What is asked ▸
Below are the records; extract from them the line containing "Write the seaborn" to the line containing "ha='right', va='top', rotation_mode='anchor')", both lines included, exactly and with no pictures.

[Entries with chart source code]
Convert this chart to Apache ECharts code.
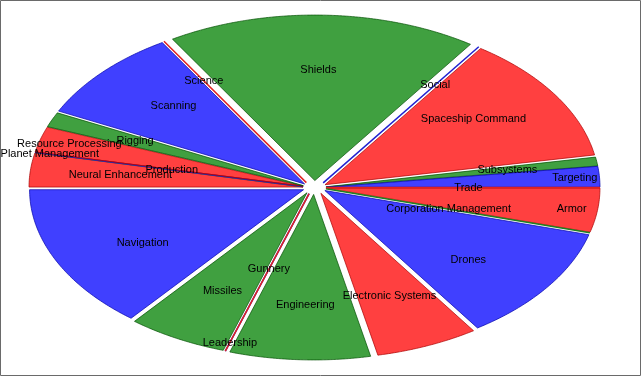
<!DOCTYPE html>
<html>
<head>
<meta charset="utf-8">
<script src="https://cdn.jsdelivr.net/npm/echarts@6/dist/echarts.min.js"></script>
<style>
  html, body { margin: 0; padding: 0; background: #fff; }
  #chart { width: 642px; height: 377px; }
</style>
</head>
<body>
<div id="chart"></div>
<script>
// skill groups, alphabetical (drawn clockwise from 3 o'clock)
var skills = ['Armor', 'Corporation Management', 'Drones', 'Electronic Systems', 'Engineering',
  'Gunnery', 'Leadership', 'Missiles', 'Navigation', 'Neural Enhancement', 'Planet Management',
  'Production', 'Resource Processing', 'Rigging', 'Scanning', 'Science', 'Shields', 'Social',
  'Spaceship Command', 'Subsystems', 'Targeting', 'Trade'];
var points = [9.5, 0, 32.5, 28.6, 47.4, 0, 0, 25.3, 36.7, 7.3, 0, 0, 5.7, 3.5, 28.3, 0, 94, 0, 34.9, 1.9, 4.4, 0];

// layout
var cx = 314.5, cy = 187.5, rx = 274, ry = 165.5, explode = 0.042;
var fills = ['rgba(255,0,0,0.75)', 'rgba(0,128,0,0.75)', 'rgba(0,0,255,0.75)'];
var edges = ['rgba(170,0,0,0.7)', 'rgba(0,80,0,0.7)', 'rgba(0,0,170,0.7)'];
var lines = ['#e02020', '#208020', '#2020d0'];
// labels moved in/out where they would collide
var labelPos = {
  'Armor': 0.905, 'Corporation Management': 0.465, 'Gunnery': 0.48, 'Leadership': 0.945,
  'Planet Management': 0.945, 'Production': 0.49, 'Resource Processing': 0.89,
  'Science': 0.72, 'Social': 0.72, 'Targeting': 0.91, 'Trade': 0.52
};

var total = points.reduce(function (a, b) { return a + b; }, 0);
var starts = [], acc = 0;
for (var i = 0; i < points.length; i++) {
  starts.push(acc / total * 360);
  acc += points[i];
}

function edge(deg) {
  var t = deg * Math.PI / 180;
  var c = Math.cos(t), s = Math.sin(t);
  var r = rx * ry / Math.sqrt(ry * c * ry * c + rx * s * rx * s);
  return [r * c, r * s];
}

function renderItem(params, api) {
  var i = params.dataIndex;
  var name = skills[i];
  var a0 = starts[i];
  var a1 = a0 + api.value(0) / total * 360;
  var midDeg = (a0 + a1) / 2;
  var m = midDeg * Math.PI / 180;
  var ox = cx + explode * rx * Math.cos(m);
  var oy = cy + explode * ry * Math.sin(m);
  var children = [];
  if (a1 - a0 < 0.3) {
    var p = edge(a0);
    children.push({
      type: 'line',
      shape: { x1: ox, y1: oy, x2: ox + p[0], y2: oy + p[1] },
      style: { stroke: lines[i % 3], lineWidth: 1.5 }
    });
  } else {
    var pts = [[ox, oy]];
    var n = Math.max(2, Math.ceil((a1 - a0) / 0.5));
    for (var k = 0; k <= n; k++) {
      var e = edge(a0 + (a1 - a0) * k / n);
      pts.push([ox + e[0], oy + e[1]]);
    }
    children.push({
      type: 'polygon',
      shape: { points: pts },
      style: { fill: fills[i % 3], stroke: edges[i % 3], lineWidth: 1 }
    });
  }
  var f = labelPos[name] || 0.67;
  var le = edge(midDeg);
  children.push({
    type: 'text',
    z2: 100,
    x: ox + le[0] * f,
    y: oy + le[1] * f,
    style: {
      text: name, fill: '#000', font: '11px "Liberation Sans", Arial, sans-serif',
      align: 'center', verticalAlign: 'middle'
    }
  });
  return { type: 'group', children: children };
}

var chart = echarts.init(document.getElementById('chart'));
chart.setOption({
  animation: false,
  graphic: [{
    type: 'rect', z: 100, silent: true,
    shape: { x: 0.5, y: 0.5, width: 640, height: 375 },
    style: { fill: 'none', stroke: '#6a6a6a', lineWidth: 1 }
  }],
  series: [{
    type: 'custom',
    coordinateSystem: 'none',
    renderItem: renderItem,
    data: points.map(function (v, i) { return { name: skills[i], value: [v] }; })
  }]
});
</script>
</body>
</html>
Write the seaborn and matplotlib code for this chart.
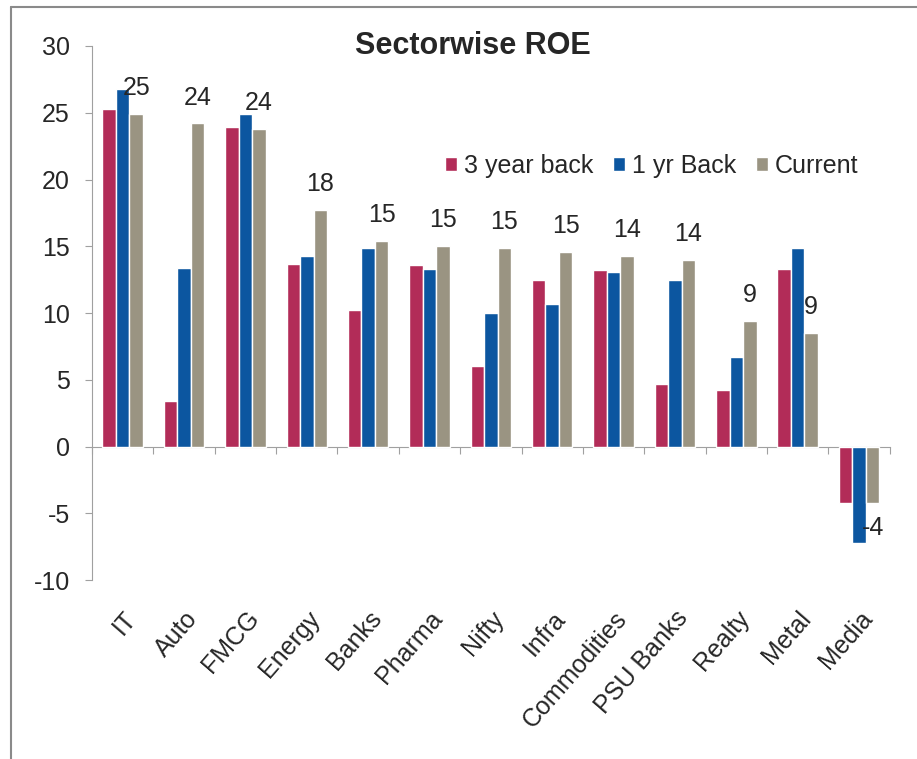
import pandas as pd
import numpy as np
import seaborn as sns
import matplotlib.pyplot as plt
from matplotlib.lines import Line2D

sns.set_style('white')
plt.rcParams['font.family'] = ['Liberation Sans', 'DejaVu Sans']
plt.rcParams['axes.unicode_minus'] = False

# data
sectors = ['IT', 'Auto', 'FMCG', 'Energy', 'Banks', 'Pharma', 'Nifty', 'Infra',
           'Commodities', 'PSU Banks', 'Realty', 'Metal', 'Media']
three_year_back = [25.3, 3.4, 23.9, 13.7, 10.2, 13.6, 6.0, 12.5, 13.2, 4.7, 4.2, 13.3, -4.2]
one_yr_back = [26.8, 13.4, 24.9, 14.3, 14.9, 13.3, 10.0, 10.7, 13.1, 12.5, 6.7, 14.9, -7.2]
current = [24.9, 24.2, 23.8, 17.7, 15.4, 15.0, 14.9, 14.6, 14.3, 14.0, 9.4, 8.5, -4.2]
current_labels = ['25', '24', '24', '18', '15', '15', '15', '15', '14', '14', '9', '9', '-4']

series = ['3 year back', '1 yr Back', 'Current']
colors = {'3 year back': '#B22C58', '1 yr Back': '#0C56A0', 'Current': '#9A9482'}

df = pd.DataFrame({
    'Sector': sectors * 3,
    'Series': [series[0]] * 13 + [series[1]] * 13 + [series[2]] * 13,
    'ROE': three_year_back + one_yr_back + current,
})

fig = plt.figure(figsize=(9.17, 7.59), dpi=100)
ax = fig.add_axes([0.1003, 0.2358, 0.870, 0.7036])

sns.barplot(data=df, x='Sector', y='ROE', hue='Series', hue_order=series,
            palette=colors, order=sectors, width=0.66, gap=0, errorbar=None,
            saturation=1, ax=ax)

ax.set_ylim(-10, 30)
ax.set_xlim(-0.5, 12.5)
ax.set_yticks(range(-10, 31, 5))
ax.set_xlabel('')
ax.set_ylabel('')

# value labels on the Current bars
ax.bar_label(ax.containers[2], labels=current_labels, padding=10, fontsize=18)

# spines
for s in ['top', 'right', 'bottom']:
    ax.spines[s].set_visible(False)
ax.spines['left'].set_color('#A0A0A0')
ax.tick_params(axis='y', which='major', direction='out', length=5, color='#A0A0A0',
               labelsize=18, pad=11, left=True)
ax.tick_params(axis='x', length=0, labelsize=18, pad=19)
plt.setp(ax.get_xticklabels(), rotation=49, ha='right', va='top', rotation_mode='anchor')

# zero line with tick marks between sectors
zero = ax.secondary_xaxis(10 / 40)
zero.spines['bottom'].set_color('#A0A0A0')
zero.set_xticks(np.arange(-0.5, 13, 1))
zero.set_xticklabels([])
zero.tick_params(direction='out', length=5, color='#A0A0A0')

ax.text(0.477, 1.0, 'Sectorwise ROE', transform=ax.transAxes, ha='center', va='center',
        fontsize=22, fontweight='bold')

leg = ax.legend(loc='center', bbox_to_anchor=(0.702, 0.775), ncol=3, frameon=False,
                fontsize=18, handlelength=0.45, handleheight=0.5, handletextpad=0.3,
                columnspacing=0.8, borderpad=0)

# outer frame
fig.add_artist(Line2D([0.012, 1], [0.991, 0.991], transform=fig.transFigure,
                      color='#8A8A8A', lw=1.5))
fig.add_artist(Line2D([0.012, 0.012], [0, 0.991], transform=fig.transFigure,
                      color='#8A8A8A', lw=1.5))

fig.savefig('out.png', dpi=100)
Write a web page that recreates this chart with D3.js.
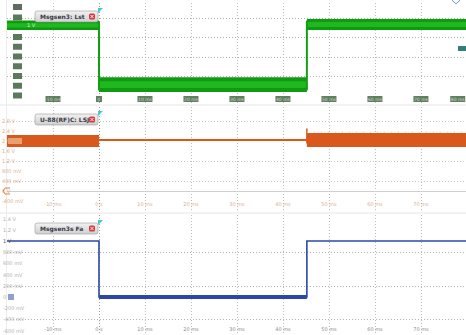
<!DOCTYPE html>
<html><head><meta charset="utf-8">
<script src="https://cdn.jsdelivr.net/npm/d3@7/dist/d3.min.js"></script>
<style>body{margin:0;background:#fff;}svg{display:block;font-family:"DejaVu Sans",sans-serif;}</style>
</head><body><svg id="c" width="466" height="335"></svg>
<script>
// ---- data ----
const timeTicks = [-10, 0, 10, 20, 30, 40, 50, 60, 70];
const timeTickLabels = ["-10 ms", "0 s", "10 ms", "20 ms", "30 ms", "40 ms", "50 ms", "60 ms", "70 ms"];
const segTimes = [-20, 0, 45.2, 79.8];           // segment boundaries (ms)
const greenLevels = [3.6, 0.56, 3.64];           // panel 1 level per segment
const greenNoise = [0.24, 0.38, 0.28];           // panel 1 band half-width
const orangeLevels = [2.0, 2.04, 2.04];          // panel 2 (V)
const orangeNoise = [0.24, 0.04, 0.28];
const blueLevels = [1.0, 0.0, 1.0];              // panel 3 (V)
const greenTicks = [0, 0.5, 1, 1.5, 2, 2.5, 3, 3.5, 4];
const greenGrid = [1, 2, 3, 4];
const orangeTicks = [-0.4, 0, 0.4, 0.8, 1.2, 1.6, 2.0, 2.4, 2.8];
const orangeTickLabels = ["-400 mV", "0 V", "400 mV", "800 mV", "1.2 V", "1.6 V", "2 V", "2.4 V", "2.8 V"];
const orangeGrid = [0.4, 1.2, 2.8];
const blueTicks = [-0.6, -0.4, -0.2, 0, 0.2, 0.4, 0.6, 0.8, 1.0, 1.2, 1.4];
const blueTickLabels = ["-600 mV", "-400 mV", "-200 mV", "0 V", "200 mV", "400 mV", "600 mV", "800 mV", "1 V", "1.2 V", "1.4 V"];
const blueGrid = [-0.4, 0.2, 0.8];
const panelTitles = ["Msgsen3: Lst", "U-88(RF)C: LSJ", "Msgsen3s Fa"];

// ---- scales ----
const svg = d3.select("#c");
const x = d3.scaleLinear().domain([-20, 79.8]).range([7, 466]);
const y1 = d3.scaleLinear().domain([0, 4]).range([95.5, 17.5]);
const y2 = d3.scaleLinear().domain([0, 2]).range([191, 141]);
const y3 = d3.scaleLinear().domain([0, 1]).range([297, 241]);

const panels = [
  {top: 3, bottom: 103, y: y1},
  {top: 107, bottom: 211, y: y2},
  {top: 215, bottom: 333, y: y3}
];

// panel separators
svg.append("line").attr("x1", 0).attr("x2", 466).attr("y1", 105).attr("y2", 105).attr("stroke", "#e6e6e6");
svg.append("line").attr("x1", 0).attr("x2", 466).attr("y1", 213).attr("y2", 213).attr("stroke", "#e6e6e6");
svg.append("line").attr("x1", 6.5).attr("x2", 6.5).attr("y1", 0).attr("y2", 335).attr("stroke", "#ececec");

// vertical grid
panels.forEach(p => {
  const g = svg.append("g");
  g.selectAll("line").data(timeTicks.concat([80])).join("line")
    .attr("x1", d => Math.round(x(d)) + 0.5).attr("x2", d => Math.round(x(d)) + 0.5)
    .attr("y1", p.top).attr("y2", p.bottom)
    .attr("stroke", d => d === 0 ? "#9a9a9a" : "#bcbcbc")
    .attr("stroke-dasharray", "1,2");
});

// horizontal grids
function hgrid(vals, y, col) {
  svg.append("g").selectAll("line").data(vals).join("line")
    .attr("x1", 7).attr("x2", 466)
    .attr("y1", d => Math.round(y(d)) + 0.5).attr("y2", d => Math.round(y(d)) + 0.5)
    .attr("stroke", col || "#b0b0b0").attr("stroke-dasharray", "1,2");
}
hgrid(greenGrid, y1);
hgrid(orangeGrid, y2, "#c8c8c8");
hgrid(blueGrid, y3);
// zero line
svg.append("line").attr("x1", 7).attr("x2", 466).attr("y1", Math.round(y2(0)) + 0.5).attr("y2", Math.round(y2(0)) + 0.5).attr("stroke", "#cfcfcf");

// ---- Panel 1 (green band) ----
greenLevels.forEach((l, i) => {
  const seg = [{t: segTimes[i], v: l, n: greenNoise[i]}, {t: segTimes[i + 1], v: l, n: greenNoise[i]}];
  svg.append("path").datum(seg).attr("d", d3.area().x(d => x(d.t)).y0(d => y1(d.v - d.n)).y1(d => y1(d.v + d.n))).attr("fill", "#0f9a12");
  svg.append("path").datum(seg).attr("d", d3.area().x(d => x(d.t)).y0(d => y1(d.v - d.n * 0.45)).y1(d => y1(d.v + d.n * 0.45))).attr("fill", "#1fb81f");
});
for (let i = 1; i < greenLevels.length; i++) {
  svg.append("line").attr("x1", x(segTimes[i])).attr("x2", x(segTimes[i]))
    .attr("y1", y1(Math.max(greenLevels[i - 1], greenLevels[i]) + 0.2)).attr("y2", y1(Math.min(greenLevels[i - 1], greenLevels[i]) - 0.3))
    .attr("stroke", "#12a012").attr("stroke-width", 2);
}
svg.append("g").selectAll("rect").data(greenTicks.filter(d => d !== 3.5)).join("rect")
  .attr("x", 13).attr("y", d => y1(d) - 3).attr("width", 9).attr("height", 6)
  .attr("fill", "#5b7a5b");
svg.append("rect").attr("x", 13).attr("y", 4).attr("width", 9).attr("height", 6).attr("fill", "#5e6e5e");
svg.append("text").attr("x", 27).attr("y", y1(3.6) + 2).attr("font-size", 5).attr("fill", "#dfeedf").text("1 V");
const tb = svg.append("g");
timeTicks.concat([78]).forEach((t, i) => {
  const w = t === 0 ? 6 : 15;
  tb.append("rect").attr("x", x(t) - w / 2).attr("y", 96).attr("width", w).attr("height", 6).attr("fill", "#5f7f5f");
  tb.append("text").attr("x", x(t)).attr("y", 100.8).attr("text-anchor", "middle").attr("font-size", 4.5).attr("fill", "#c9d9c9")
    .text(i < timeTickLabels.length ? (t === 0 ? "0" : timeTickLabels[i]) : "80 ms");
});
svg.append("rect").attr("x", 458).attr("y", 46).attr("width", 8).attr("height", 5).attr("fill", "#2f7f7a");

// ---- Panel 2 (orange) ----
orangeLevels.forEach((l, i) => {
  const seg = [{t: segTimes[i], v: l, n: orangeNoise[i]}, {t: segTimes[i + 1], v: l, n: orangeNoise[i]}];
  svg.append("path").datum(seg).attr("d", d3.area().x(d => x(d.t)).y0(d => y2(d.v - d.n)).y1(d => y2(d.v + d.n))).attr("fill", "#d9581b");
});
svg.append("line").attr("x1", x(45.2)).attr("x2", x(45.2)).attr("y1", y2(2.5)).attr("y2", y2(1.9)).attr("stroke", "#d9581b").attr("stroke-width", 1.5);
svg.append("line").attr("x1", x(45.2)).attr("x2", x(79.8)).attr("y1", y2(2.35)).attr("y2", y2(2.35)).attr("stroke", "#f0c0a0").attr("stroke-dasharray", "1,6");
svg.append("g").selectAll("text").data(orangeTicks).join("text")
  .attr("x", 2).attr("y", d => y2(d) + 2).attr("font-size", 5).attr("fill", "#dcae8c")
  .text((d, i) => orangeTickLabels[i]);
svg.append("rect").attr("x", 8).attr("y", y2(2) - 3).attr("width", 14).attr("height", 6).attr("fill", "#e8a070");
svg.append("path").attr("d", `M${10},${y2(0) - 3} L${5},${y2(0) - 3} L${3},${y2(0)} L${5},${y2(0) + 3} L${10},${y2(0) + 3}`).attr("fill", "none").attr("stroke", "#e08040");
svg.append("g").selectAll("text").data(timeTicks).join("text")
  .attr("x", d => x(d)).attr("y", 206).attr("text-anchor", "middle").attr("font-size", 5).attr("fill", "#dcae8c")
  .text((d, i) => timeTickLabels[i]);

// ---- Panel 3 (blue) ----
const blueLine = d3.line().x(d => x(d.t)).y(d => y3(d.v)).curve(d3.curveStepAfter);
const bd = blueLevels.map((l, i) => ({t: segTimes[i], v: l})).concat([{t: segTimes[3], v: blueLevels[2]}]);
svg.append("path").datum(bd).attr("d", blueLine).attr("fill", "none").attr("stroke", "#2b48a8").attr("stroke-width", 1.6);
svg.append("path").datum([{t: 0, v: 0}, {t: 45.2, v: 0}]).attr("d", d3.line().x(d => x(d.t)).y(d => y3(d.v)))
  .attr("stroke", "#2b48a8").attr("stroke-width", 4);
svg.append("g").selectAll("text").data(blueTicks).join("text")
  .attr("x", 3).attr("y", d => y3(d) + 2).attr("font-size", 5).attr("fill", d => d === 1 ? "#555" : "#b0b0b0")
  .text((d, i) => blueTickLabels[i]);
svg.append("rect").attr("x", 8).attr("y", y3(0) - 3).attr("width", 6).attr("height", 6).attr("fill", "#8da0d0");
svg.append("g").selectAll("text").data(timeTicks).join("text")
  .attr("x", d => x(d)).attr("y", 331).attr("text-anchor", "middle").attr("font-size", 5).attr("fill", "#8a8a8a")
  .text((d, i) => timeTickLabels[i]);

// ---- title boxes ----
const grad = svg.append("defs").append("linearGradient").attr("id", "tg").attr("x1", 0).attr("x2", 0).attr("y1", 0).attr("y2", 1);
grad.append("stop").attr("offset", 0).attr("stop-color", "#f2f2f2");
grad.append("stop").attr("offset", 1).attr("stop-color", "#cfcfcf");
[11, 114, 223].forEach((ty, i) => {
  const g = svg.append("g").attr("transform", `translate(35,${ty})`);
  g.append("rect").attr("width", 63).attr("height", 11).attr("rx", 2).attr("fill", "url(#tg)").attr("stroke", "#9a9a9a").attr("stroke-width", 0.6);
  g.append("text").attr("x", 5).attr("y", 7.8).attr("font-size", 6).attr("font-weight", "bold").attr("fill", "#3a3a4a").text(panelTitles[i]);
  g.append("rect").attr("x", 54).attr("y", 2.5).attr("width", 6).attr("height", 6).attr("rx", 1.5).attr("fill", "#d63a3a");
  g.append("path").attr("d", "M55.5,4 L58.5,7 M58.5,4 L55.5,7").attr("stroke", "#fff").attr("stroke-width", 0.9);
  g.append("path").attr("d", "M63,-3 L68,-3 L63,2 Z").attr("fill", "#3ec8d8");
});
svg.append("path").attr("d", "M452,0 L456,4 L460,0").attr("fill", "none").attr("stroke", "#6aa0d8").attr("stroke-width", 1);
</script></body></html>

Result of this exercise ▸
Write the seaborn and matplotlib code for this chart.
import pandas as pd
import numpy as np
import seaborn as sns
import matplotlib.pyplot as plt
from matplotlib.lines import Line2D

sns.set_style('white')
plt.rcParams['font.family'] = ['Liberation Sans', 'DejaVu Sans']
plt.rcParams['axes.unicode_minus'] = False

# data
sectors = ['IT', 'Auto', 'FMCG', 'Energy', 'Banks', 'Pharma', 'Nifty', 'Infra',
           'Commodities', 'PSU Banks', 'Realty', 'Metal', 'Media']
three_year_back = [25.3, 3.4, 23.9, 13.7, 10.2, 13.6, 6.0, 12.5, 13.2, 4.7, 4.2, 13.3, -4.2]
one_yr_back = [26.8, 13.4, 24.9, 14.3, 14.9, 13.3, 10.0, 10.7, 13.1, 12.5, 6.7, 14.9, -7.2]
current = [24.9, 24.2, 23.8, 17.7, 15.4, 15.0, 14.9, 14.6, 14.3, 14.0, 9.4, 8.5, -4.2]
current_labels = ['25', '24', '24', '18', '15', '15', '15', '15', '14', '14', '9', '9', '-4']

series = ['3 year back', '1 yr Back', 'Current']
colors = {'3 year back': '#B22C58', '1 yr Back': '#0C56A0', 'Current': '#9A9482'}

df = pd.DataFrame({
    'Sector': sectors * 3,
    'Series': [series[0]] * 13 + [series[1]] * 13 + [series[2]] * 13,
    'ROE': three_year_back + one_yr_back + current,
})

fig = plt.figure(figsize=(9.17, 7.59), dpi=100)
ax = fig.add_axes([0.1003, 0.2358, 0.870, 0.7036])

sns.barplot(data=df, x='Sector', y='ROE', hue='Series', hue_order=series,
            palette=colors, order=sectors, width=0.66, gap=0, errorbar=None,
            saturation=1, ax=ax)

ax.set_ylim(-10, 30)
ax.set_xlim(-0.5, 12.5)
ax.set_yticks(range(-10, 31, 5))
ax.set_xlabel('')
ax.set_ylabel('')

# value labels on the Current bars
ax.bar_label(ax.containers[2], labels=current_labels, padding=10, fontsize=18)

# spines
for s in ['top', 'right', 'bottom']:
    ax.spines[s].set_visible(False)
ax.spines['left'].set_color('#A0A0A0')
ax.tick_params(axis='y', which='major', direction='out', length=5, color='#A0A0A0',
               labelsize=18, pad=11, left=True)
ax.tick_params(axis='x', length=0, labelsize=18, pad=19)
plt.setp(ax.get_xticklabels(), rotation=49, ha='right', va='top', rotation_mode='anchor')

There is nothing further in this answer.